***** Dataset extract

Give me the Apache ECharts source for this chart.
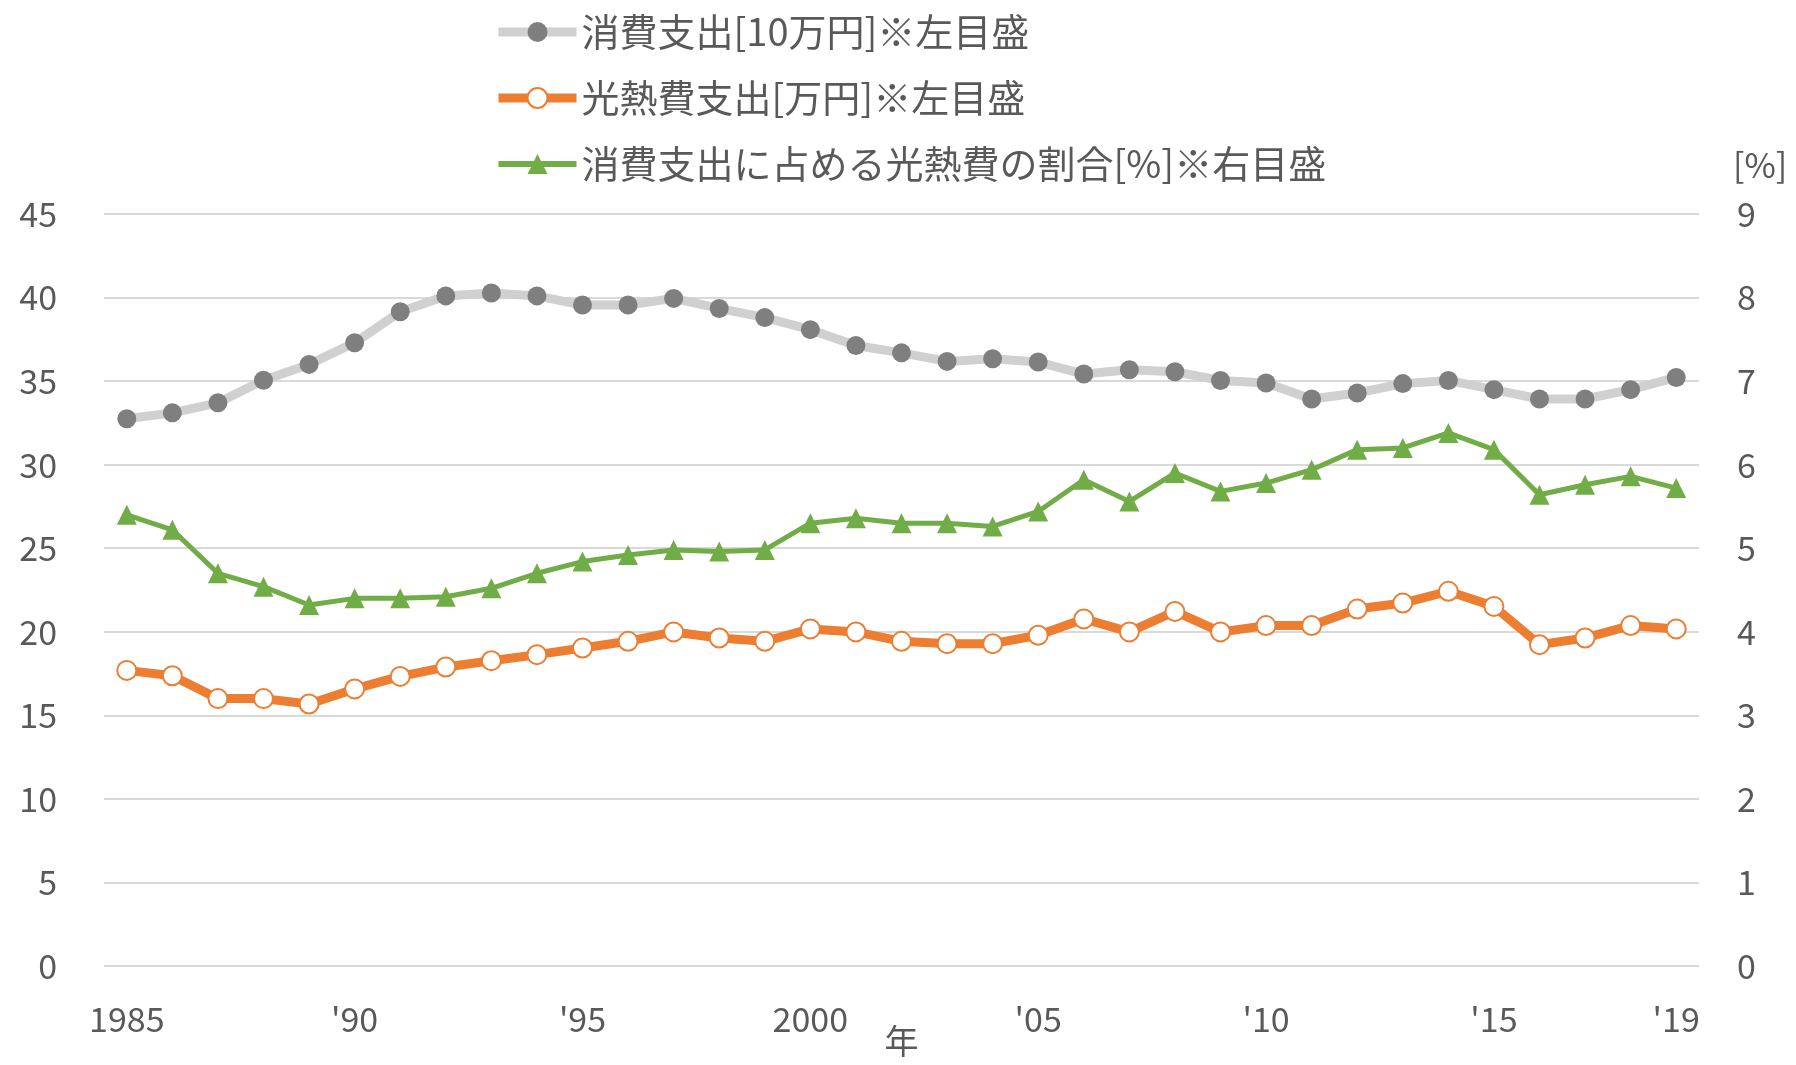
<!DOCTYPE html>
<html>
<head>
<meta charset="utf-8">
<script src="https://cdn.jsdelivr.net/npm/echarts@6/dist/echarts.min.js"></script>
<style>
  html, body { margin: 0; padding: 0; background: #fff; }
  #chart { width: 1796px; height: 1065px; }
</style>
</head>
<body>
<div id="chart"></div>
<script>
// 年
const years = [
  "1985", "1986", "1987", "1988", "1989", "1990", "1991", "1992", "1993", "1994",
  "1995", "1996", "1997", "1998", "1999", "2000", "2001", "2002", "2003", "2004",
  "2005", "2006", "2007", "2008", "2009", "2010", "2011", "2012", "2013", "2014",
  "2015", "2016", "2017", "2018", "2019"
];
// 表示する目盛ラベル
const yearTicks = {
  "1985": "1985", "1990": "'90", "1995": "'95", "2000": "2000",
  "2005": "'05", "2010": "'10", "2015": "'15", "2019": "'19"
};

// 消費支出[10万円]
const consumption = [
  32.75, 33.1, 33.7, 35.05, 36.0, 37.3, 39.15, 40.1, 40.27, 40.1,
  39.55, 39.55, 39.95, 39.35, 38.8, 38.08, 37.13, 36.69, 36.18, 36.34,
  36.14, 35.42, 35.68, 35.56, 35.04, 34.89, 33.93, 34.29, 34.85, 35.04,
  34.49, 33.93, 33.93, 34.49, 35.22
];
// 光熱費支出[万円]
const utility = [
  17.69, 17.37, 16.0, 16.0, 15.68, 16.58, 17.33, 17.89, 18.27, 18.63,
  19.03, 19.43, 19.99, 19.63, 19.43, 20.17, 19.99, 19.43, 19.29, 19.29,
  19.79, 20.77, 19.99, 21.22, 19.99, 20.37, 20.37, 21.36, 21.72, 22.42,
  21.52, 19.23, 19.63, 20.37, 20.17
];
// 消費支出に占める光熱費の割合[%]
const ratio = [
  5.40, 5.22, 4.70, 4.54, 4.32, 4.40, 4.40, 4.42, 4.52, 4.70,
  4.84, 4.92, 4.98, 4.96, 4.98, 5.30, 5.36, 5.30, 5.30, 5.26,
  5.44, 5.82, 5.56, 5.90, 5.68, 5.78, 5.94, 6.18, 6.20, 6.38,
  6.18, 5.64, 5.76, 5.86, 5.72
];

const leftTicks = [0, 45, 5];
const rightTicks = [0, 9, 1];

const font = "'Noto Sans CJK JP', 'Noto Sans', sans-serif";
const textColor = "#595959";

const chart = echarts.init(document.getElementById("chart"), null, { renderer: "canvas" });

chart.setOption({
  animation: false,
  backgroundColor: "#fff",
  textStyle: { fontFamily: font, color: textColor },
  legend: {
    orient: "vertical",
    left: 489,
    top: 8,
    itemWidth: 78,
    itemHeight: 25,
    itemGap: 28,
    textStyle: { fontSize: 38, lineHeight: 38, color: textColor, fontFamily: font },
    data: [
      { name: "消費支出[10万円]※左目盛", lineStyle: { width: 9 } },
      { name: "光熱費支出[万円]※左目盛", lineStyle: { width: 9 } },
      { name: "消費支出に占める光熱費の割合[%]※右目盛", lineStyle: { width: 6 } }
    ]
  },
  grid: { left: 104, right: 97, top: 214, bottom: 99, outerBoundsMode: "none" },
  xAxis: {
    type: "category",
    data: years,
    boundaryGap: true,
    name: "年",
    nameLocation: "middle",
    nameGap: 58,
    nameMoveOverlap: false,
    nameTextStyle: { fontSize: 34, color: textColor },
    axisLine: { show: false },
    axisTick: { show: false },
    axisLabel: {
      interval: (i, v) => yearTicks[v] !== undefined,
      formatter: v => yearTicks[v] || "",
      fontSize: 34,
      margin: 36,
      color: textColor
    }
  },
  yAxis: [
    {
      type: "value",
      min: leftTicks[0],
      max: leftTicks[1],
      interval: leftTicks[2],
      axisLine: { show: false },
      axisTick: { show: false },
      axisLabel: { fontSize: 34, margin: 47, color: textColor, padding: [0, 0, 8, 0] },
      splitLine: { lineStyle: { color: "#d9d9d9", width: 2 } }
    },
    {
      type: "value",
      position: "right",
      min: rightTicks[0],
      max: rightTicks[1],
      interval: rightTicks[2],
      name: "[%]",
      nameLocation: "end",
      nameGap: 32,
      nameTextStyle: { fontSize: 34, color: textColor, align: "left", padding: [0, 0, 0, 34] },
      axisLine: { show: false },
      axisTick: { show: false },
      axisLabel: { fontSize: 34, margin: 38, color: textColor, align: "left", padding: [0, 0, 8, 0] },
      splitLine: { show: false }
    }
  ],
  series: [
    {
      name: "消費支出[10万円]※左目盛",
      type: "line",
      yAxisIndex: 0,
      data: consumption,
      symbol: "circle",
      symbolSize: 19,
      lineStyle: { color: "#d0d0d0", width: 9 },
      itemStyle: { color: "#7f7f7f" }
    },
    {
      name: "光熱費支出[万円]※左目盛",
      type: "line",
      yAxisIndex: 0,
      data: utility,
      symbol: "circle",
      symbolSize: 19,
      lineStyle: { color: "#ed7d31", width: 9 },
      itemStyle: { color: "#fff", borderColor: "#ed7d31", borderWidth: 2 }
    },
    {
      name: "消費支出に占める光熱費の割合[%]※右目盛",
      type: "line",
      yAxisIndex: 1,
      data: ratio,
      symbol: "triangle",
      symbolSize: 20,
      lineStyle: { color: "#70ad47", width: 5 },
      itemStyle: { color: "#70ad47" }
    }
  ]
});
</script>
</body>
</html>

**********

_Written exercise_.
Leave out the pictures and reproduce the rest of the listing exactly.

_Response for this exercise_.
Give me the Apache ECharts source for this chart.
<!DOCTYPE html>
<html>
<head>
<meta charset="utf-8">
<script src="https://cdn.jsdelivr.net/npm/echarts@6/dist/echarts.min.js"></script>
<style>
  html, body { margin: 0; padding: 0; background: #fff; }
  #chart { width: 1796px; height: 1065px; }
</style>
</head>
<body>
<div id="chart"></div>
<script>
// 年
const years = [
  "1985", "1986", "1987", "1988", "1989", "1990", "1991", "1992", "1993", "1994",
  "1995", "1996", "1997", "1998", "1999", "2000", "2001", "2002", "2003", "2004",
  "2005", "2006", "2007", "2008", "2009", "2010", "2011", "2012", "2013", "2014",
  "2015", "2016", "2017", "2018", "2019"
];
// 表示する目盛ラベル
const yearTicks = {
  "1985": "1985", "1990": "'90", "1995": "'95", "2000": "2000",
  "2005": "'05", "2010": "'10", "2015": "'15", "2019": "'19"
};

// 消費支出[10万円]
const consumption = [
  32.75, 33.1, 33.7, 35.05, 36.0, 37.3, 39.15, 40.1, 40.27, 40.1,
  39.55, 39.55, 39.95, 39.35, 38.8, 38.08, 37.13, 36.69, 36.18, 36.34,
  36.14, 35.42, 35.68, 35.56, 35.04, 34.89, 33.93, 34.29, 34.85, 35.04,
  34.49, 33.93, 33.93, 34.49, 35.22
];
// 光熱費支出[万円]
const utility = [
  17.69, 17.37, 16.0, 16.0, 15.68, 16.58, 17.33, 17.89, 18.27, 18.63,
  19.03, 19.43, 19.99, 19.63, 19.43, 20.17, 19.99, 19.43, 19.29, 19.29,
  19.79, 20.77, 19.99, 21.22, 19.99, 20.37, 20.37, 21.36, 21.72, 22.42,
  21.52, 19.23, 19.63, 20.37, 20.17
];
// 消費支出に占める光熱費の割合[%]
const ratio = [
  5.40, 5.22, 4.70, 4.54, 4.32, 4.40, 4.40, 4.42, 4.52, 4.70,
  4.84, 4.92, 4.98, 4.96, 4.98, 5.30, 5.36, 5.30, 5.30, 5.26,
  5.44, 5.82, 5.56, 5.90, 5.68, 5.78, 5.94, 6.18, 6.20, 6.38,
  6.18, 5.64, 5.76, 5.86, 5.72
];

const leftTicks = [0, 45, 5];
const rightTicks = [0, 9, 1];

const font = "'Noto Sans CJK JP', 'Noto Sans', sans-serif";
const textColor = "#595959";

const chart = echarts.init(document.getElementById("chart"), null, { renderer: "canvas" });

chart.setOption({
  animation: false,
  backgroundColor: "#fff",
  textStyle: { fontFamily: font, color: textColor },
  legend: {
    orient: "vertical",
    left: 489,
    top: 8,
    itemWidth: 78,
    itemHeight: 25,
    itemGap: 28,
    textStyle: { fontSize: 38, lineHeight: 38, color: textColor, fontFamily: font },
    data: [
      { name: "消費支出[10万円]※左目盛", lineStyle: { width: 9 } },
      { name: "光熱費支出[万円]※左目盛", lineStyle: { width: 9 } },
      { name: "消費支出に占める光熱費の割合[%]※右目盛", lineStyle: { width: 6 } }
    ]
  },
  grid: { left: 104, right: 97, top: 214, bottom: 99, outerBoundsMode: "none" },
  xAxis: {
    type: "category",
    data: years,
    boundaryGap: true,
    name: "年",
    nameLocation: "middle",
    nameGap: 58,
    nameMoveOverlap: false,
    nameTextStyle: { fontSize: 34, color: textColor },
    axisLine: { show: false },
    axisTick: { show: false },
    axisLabel: {
      interval: (i, v) => yearTicks[v] !== undefined,
      formatter: v => yearTicks[v] || "",
      fontSize: 34,
      margin: 36,
      color: textColor
    }
  },
  yAxis: [
    {
      type: "value",
      min: leftTicks[0],
      max: leftTicks[1],
      interval: leftTicks[2],
      axisLine: { show: false },
      axisTick: { show: false },
      axisLabel: { fontSize: 34, margin: 47, color: textColor, padding: [0, 0, 8, 0] },
      splitLine: { lineStyle: { color: "#d9d9d9", width: 2 } }
    },
    {
      type: "value",
      position: "right",
      min: rightTicks[0],
      max: rightTicks[1],
      interval: rightTicks[2],
      name: "[%]",
      nameLocation: "end",
      nameGap: 32,
      nameTextStyle: { fontSize: 34, color: textColor, align: "left", padding: [0, 0, 0, 34] },
      axisLine: { show: false },
      axisTick: { show: false },
      axisLabel: { fontSize: 34, margin: 38, color: textColor, align: "left", padding: [0, 0, 8, 0] },
      splitLine: { show: false }
    }
  ],
  series: [
    {
      name: "消費支出[10万円]※左目盛",
      type: "line",
      yAxisIndex: 0,
      data: consumption,
      symbol: "circle",
      symbolSize: 19,
      lineStyle: { color: "#d0d0d0", width: 9 },
      itemStyle: { color: "#7f7f7f" }
    },
    {
      name: "光熱費支出[万円]※左目盛",
      type: "line",
      yAxisIndex: 0,
      data: utility,
      symbol: "circle",
      symbolSize: 19,
      lineStyle: { color: "#ed7d31", width: 9 },
      itemStyle: { color: "#fff", borderColor: "#ed7d31", borderWidth: 2 }
    },
    {
      name: "消費支出に占める光熱費の割合[%]※右目盛",
      type: "line",
      yAxisIndex: 1,
      data: ratio,
      symbol: "triangle",
      symbolSize: 20,
      lineStyle: { color: "#70ad47", width: 5 },
      itemStyle: { color: "#70ad47" }
    }
  ]
});
</script>
</body>
</html>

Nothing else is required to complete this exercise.